試しに上の記事のように過去5年分のデータを使って低下傾向があるか回帰分析してみます。

BABIPを回帰分析
datT2_2019_2023 <- datT2 %>%
  filter(年度>="2019") 
library(ggpmisc)
ggplot(data=datT2_2019_2023,mapping=aes(x=年度,y=BABIP))+
  geom_point(size=2,shape=21)+labs(x="年度",y="BABIP")+
  geom_smooth(method = "lm", formula = y ~ x)+
  stat_poly_eq(formula = y ~ x,aes(label = paste(stat(eq.label),
                                                 stat(p.value.label),
                                                 sep = "*\", \"*")),
               label.x = "right",
               label.y = "top",
               parse = TRUE)+
  theme_bw()

image.png

記事のように投手も打者も能力が上がっているとすれば、やはりボールを疑わざるを得ないかもしれません。
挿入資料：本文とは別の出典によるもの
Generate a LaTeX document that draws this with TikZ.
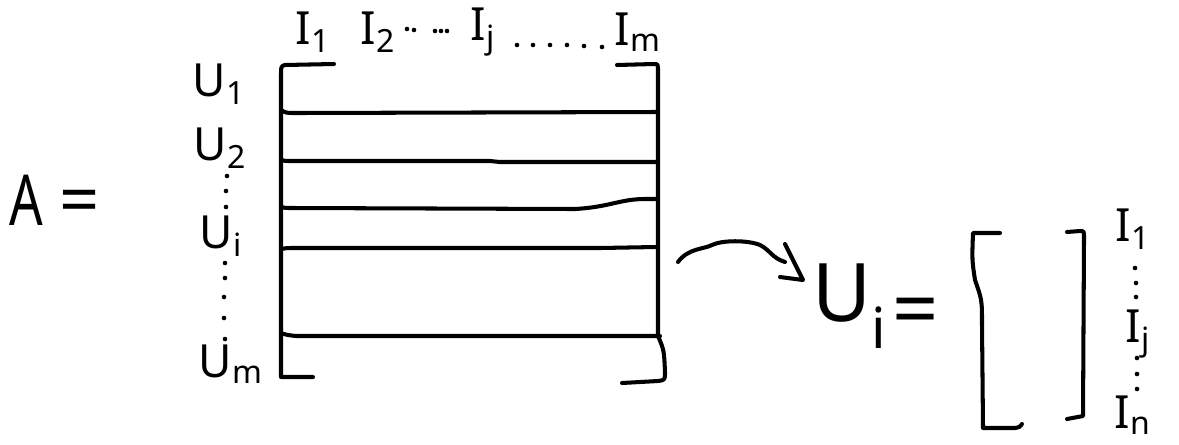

とはいえ、ボールのせいと決めつけるのはまだ早いかもしれません。
BABIPが低下している原因として守備力が上がっている可能性もあると考えられます。
守備力といってもフィールディングがうまくなっているのかもしれませんし、守備シフトの影響かもしれません。

フィールディングはさておき、守備シフトは来シーズンから禁止されるみたいなので今後BABIPがどうなっていくか注目ポイントです。